Mais ça n’empêche pas que des idées suprémacistes s’expriment aussi pendant la marche elle-même, et pas seulement chez quelques militants difficiles à discipliner, puisqu’en 2017 les organisateurs attendaient la venue de l’américain Richard Spencer, connu pour ses idées de racialisme blanc. C’est un point à creuser, mais cet éclectisme est peut-être à rapporter à la composition sociale du sommet de ces groupes, qui est plutôt éduqué sans être pour autant rattaché au champ intellectuel et à même de produire de la doctrine.
Quelles relations le PiS entretient avec ces marches, dont la création lui échappe ?
La question s’est posée surtout à partir de 2016, à la fois parce que les libéraux l’accusaient de mansuétude avec les néo-fascistes et parce que les marches ont très clairement été un appel en direction de la droite pour obtenir d’elle une intégration au champ politique et une sorte de « normalisation » démocratique. Le PiS n’a pas été sans se laisser bercer par ces sirènes, mais il n’était pas monolithique non plus dans sa conduite. Il a existé en son sein des tendances favorables à ces marches et à ces expressions de « patriotisme ». Mais la situation était aussi une contrainte, parce que le PiS pouvait difficilement condamner ces marches sans paraître donner raison aux libéraux.
Ces marches participent d’une banalisation de la violence politique et contribuent à un basculement droitier plus global.

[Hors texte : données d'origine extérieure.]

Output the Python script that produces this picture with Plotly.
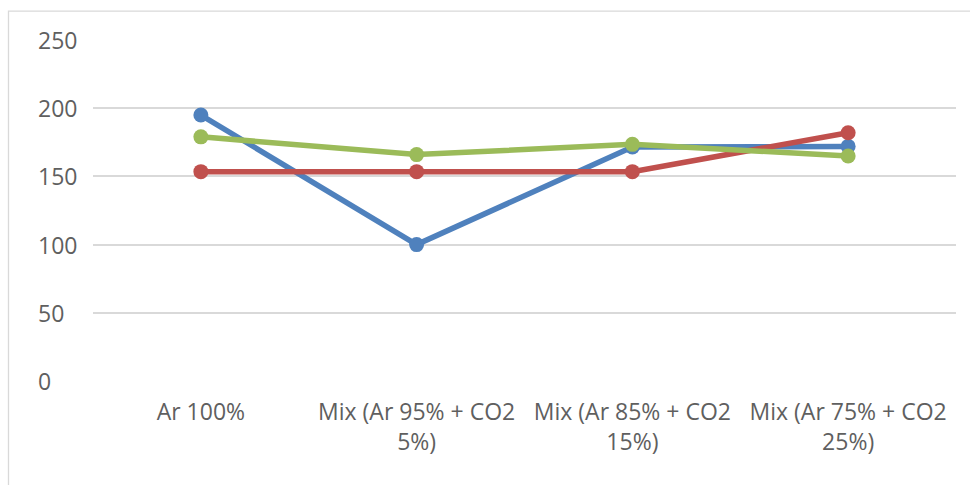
import plotly.graph_objects as go

# Shielding-gas compositions on the category axis
categories = [
    "Ar 100%",
    "Mix (Ar 95% + CO2<br>5%)",
    "Mix (Ar 85% + CO2<br>15%)",
    "Mix (Ar 75% + CO2<br>25%)",
]

# Measured values for the three series
series_blue = [195, 100, 171.5, 172]
series_red = [153.5, 153.5, 153.5, 182]
series_green = [179, 166, 173.5, 165]

y_ticks = [0, 50, 100, 150, 200, 250]

colors = {"blue": "#4F81BD", "red": "#C0504D", "green": "#9BBB59"}
text_color = "#5f5f5f"
grid_color = "#D9D9D9"
font_family = "Open Sans, Noto Sans, sans-serif"

W, H = 970, 485
L, R, T, B = 93, 14, 39.5, 103.5
plot_w = W - L - R
plot_h = H - T - B

fig = go.Figure()
for name, values in (("blue", series_blue), ("red", series_red), ("green", series_green)):
    fig.add_trace(go.Scatter(
        x=categories,
        y=values,
        mode="lines+markers",
        line=dict(color=colors[name], width=5.5),
        marker=dict(color=colors[name], size=15),
        showlegend=False,
        hoverinfo="x+y",
    ))

# Left-aligned value labels for the y axis
for v in y_ticks:
    fig.add_annotation(
        x=(36 - L) / plot_w, xref="paper", xanchor="left",
        y=v, yref="y", yanchor="middle",
        text=str(v), showarrow=False,
        font=dict(family=font_family, size=23, color=text_color),
    )

# Thin chart-area frame (top and left edges visible)
px = lambda p: (p - L) / plot_w
py = lambda p: (H - B - p) / plot_h
fig.add_shape(
    type="rect", xref="paper", yref="paper",
    x0=px(8.5), x1=px(W + 10), y0=py(H + 10), y1=py(10.5),
    line=dict(color=grid_color, width=1.3), fillcolor="rgba(0,0,0,0)",
    layer="below",
)

fig.update_layout(
    width=W, height=H,
    margin=dict(l=L, r=R, t=T, b=B, pad=0),
    paper_bgcolor="white",
    plot_bgcolor="white",
    font=dict(family=font_family, size=23, color=text_color),
    xaxis=dict(
        type="category",
        range=[-0.5, 3.5],
        showgrid=False,
        showline=False,
        zeroline=False,
        ticks="",
        tickfont=dict(family=font_family, size=23, color=text_color),
        ticklabelstandoff=15,
        fixedrange=True,
    ),
    yaxis=dict(
        range=[0, 250],
        tickvals=y_ticks,
        showticklabels=False,
        showgrid=True,
        gridcolor=grid_color,
        gridwidth=1.5,
        zeroline=False,
        showline=False,
        fixedrange=True,
    ),
)

fig.write_html("out.html")
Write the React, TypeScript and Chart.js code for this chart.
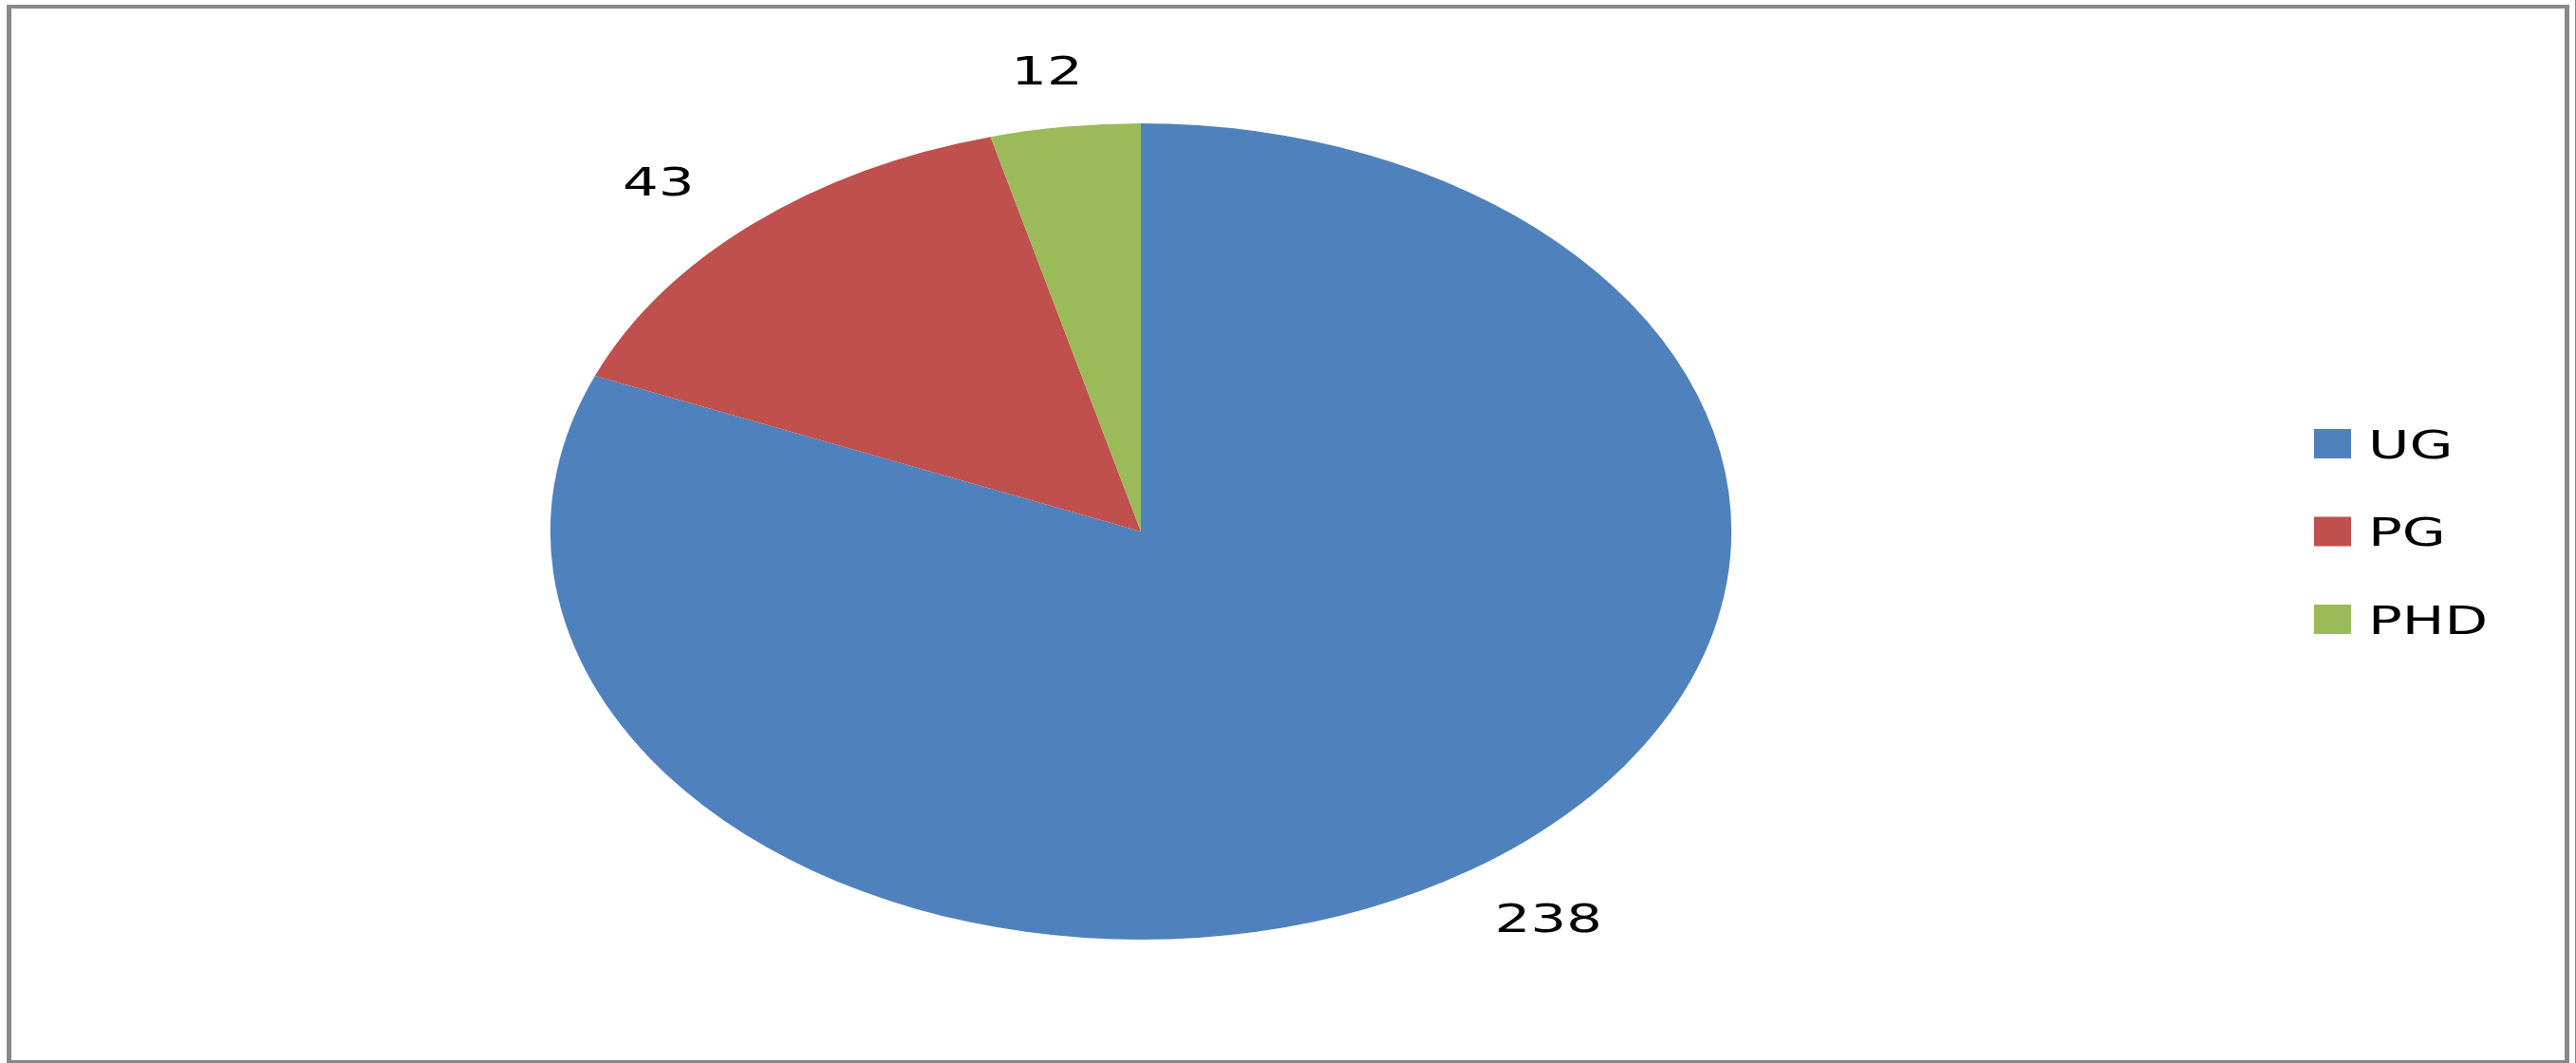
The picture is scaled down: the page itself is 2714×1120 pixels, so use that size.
import React, { useEffect, useRef } from "react";
import { Chart, registerables } from "chart.js";

Chart.register(...registerables);

const categories = ["UG", "PG", "PHD"];
const counts = [238, 43, 12];
const sliceColors = ["#4F81BD", "#C0504D", "#9BBB59"];

const W = 2714;
const H = 1120;
const STRETCH = 1.447;
const FONT = "41px 'DejaVu Sans'";
const CAP = 15;

function stretchedText(ctx: CanvasRenderingContext2D, text: string, x: number, y: number, align: CanvasTextAlign) {
  ctx.save();
  ctx.translate(x, y);
  ctx.scale(STRETCH, 1);
  ctx.font = FONT;
  ctx.fillStyle = "#000000";
  ctx.textAlign = align;
  ctx.textBaseline = "alphabetic";
  ctx.fillText(text, 0, CAP);
  ctx.restore();
}

export default function App() {
  const ref = useRef<HTMLCanvasElement>(null);
  useEffect(() => {
    document.body.style.margin = "0";
    const canvas = ref.current;
    if (!canvas) return;

    const framePlugin = {
      id: "frame",
      beforeDraw(chart: any) {
        const ctx = chart.ctx as CanvasRenderingContext2D;
        ctx.save();
        ctx.fillStyle = "#ffffff";
        ctx.fillRect(0, 0, W, H);
        ctx.fillStyle = "#888888";
        ctx.fillRect(7, 5, 2700, 4);
        ctx.fillRect(7, 5, 5, 1115);
        ctx.fillRect(2702, 5, 5, 1115);
        ctx.fillRect(7, 1117, 2700, 3);
        ctx.fillRect(2713, 0, 1, H);
        ctx.restore();
      },
    };

    const stretchPlugin = {
      id: "stretch",
      beforeDatasetsDraw(chart: any) {
        const meta = chart.getDatasetMeta(0);
        const cx = meta.data[0].x;
        const ctx = chart.ctx as CanvasRenderingContext2D;
        ctx.save();
        ctx.translate(cx, 0);
        ctx.scale(STRETCH, 1);
        ctx.translate(-cx, 0);
      },
      afterDatasetsDraw(chart: any) {
        const ctx = chart.ctx as CanvasRenderingContext2D;
        ctx.restore();
        const meta = chart.getDatasetMeta(0);
        meta.data.forEach((arc: any, i: number) => {
          const p = arc.getProps(["x", "y", "startAngle", "endAngle", "outerRadius"], true);
          const mid = (p.startAngle + p.endAngle) / 2;
          const lx = p.x + Math.cos(mid) * (p.outerRadius * STRETCH + 150);
          const ly = p.y + Math.sin(mid) * (p.outerRadius + 60);
          stretchedText(ctx, String(chart.data.datasets[0].data[i]), lx, ly, "center");
        });
      },
      afterDraw(chart: any) {
        const ctx = chart.ctx as CanvasRenderingContext2D;
        const meta = chart.getDatasetMeta(0);
        const cy = meta.data[0].y;
        const labels = chart.data.labels as string[];
        const colors = chart.data.datasets[0].backgroundColor as string[];
        labels.forEach((lab, i) => {
          const rowY = cy + (i - (labels.length - 1) / 2) * 92.5;
          ctx.save();
          ctx.fillStyle = colors[i];
          ctx.fillRect(2438, rowY - 15.5, 39, 31);
          ctx.restore();
          stretchedText(ctx, lab, 2495, rowY, "left");
        });
      },
    };

    const chart = new Chart(canvas, {
      type: "pie",
      data: {
        labels: categories,
        datasets: [
          {
            data: counts,
            backgroundColor: sliceColors,
            borderWidth: 0,
          },
        ],
      },
      options: {
        animation: false,
        responsive: false,
        maintainAspectRatio: false,
        layout: { padding: { left: 772, right: 1082, top: 130, bottom: 130 } },
        plugins: {
          legend: { display: false },
          tooltip: { enabled: false },
        },
      },
      plugins: [framePlugin, stretchPlugin],
    });
    return () => chart.destroy();
  }, []);

  return (
    <div style={{ width: W, height: H }}>
      <canvas ref={ref} width={W} height={H} style={{ display: "block", width: W, height: H }} />
    </div>
  );
}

La situation est restée un peu flottante, puis en 2018 des tentatives pour inclure la marche dans un nationalisme global et moins radical, en reprenant le contrôle de la manifestation, n’ont pas abouti. Entre temps, le PiS avait en effet refusé d’inclure les organisateurs de la marche à l’instance qui préparait les commémorations du centenaire de l’indépendance, en 2018, à cause des violences commises en 2017. En 2019, la Konfederacja est entrée au Parlement, donc les relations sont retombées dans une logique de concurrence politique et parlementaire. De plus, la question de la droitisation du PiS se pose désormais plus sous l’angle de la progression de son aile droite, qui a par exemple très habilement joué des divisions internes occasionnées par le projet de loi sur les droits des animaux, texte voulu par Kaczynski lui-même en septembre 2019 mais qui heurte de plein fouet le conservatisme social du parti.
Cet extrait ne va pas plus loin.